### REQUIREMENT
In the material below, identify each line bearing the word "this". Reproduce those lines.

### RECORDS SHOWN
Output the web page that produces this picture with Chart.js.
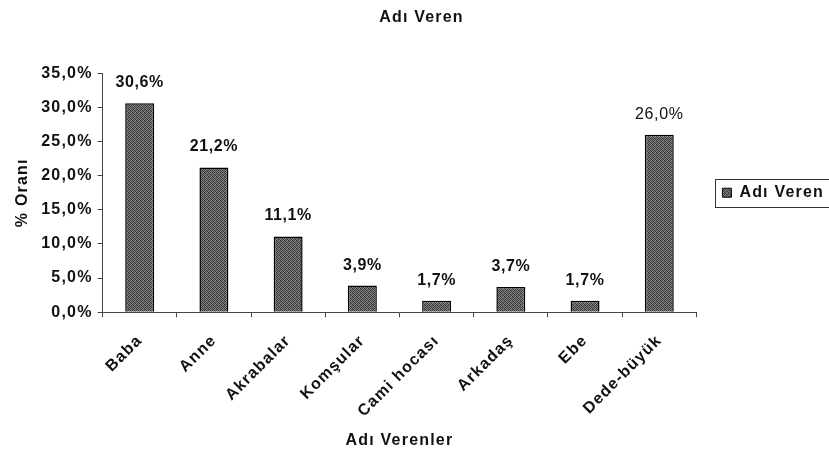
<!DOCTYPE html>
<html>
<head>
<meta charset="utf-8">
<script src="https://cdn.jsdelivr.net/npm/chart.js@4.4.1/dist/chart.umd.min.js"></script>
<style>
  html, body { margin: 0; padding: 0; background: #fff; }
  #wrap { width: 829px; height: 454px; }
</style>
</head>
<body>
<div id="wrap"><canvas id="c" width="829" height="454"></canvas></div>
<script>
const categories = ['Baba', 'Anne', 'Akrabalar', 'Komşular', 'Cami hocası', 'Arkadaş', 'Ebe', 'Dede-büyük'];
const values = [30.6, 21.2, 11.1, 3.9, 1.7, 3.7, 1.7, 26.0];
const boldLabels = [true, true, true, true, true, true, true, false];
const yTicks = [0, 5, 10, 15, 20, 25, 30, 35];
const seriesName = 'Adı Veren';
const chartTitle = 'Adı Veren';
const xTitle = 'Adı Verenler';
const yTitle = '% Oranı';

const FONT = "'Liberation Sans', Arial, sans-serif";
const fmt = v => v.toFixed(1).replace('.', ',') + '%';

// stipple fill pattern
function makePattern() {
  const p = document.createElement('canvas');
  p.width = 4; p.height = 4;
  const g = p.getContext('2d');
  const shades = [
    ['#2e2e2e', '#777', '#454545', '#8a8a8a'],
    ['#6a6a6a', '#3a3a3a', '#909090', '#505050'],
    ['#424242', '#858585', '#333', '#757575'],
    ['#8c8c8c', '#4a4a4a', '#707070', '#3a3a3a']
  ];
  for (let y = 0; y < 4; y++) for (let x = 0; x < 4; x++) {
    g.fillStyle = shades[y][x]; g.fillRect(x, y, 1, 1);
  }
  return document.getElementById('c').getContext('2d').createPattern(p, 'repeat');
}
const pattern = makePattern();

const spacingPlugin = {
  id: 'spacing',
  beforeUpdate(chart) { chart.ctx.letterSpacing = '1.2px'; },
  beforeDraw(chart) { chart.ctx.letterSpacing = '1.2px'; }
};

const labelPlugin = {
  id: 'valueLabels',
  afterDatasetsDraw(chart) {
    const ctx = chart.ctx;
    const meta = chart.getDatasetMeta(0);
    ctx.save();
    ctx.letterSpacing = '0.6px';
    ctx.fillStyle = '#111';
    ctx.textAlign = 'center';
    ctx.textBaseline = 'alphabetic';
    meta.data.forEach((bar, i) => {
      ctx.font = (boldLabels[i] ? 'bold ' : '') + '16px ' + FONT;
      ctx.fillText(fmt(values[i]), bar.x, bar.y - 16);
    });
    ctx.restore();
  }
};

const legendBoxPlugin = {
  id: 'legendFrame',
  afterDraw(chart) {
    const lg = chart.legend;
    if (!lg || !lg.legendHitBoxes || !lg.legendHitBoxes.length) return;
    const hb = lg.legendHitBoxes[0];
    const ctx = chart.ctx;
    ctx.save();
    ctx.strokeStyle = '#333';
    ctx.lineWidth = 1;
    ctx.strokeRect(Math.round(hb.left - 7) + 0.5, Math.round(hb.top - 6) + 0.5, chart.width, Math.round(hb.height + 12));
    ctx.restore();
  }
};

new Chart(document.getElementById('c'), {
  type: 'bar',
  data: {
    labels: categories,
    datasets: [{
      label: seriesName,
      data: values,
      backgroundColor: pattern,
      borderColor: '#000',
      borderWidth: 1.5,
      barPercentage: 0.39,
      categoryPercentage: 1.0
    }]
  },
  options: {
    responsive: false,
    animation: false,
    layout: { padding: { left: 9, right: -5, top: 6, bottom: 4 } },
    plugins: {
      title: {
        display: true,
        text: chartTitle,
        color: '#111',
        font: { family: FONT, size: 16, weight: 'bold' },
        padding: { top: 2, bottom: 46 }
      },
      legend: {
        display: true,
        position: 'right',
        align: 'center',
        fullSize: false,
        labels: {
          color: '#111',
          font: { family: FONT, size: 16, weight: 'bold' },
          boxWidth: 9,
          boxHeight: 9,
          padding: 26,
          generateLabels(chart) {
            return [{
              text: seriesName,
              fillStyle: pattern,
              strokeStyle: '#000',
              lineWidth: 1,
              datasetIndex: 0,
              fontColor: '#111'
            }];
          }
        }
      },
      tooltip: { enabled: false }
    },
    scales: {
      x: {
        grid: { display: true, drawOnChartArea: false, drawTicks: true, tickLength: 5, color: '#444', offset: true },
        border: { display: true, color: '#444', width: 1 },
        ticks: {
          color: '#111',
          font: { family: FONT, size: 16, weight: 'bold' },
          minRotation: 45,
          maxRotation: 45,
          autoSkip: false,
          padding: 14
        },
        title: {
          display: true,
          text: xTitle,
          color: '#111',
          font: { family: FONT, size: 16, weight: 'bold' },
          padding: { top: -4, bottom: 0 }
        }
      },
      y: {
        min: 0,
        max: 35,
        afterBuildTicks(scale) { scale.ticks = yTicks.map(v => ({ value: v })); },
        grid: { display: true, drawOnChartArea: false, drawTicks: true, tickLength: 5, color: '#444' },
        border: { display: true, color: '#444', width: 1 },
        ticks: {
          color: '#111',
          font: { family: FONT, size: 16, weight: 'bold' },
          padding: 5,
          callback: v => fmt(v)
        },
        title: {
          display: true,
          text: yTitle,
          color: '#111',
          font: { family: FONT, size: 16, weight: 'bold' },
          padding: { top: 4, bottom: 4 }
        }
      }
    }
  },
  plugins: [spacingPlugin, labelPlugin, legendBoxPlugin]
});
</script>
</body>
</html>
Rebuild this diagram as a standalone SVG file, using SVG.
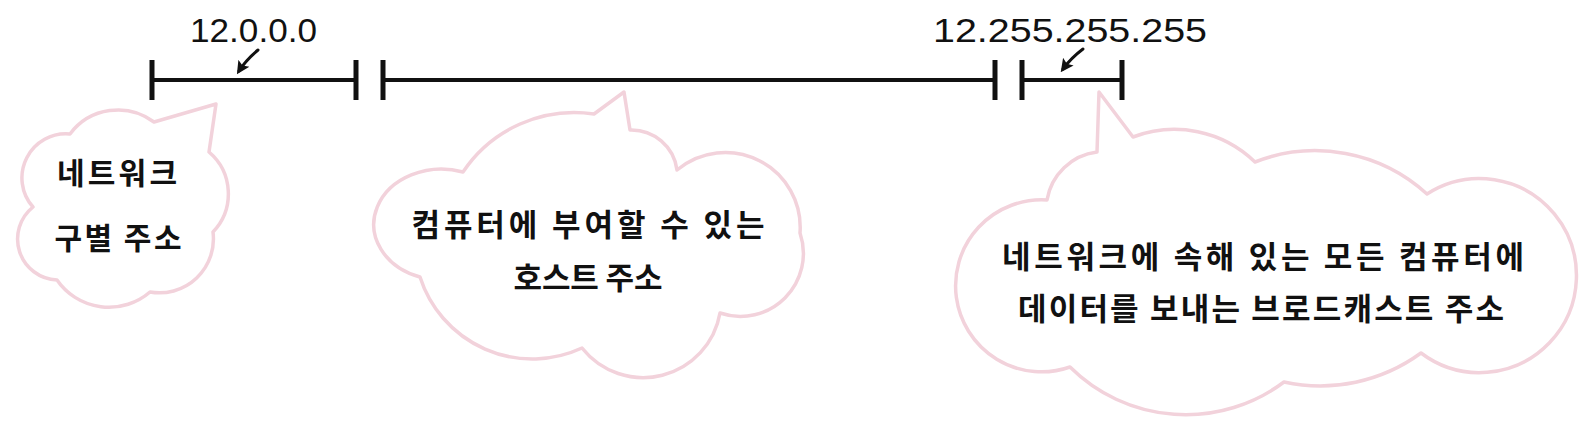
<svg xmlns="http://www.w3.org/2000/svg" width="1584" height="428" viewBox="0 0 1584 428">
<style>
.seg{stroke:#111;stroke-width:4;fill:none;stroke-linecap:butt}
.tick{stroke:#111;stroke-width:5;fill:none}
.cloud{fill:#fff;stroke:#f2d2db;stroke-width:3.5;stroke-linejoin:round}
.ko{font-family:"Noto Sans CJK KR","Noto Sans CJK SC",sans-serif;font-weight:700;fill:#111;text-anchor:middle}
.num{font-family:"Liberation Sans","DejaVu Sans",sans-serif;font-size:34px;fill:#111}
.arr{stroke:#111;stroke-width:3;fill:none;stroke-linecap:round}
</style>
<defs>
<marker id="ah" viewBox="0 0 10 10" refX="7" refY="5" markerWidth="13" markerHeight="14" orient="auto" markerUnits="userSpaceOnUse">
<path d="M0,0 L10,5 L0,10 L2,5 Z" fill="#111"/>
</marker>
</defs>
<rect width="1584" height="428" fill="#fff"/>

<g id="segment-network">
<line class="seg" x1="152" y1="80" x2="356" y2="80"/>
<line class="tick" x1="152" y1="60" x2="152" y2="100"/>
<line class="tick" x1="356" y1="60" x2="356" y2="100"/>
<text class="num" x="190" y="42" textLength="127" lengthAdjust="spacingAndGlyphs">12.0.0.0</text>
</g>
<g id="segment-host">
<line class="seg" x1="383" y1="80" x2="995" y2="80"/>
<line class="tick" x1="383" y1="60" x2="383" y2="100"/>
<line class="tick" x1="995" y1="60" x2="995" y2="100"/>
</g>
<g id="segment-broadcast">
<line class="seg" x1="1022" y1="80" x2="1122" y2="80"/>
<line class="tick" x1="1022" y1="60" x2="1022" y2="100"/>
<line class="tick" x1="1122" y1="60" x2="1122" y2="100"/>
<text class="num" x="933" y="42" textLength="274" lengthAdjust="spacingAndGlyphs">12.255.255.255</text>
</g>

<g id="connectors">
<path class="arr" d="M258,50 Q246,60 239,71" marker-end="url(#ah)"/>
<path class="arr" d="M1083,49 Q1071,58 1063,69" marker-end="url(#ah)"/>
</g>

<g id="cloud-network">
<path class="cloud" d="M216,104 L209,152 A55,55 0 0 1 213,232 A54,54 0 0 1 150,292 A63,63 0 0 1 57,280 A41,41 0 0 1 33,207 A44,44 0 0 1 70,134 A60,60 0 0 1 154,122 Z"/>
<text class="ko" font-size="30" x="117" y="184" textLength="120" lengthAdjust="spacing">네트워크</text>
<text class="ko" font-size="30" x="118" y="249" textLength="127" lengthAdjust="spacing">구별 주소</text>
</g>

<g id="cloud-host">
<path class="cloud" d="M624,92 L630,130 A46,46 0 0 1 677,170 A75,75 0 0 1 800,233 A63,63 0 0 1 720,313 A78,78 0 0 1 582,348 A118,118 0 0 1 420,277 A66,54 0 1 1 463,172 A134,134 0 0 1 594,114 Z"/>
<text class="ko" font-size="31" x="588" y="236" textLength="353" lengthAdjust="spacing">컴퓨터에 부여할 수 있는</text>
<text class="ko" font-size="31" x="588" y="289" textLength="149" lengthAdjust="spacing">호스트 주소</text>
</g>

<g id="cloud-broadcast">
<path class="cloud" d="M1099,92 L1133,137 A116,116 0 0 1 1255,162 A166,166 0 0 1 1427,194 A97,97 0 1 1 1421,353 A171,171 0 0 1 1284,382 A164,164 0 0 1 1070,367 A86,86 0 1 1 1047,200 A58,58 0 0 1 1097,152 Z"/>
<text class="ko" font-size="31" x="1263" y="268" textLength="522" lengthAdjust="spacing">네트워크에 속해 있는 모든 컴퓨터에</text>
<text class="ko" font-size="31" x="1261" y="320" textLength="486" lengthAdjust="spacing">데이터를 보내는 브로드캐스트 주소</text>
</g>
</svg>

### REPLY TO THE EXERCISE
Output the web page that produces this picture with Chart.js.
Rebuild this diagram as a standalone SVG file, using SVG.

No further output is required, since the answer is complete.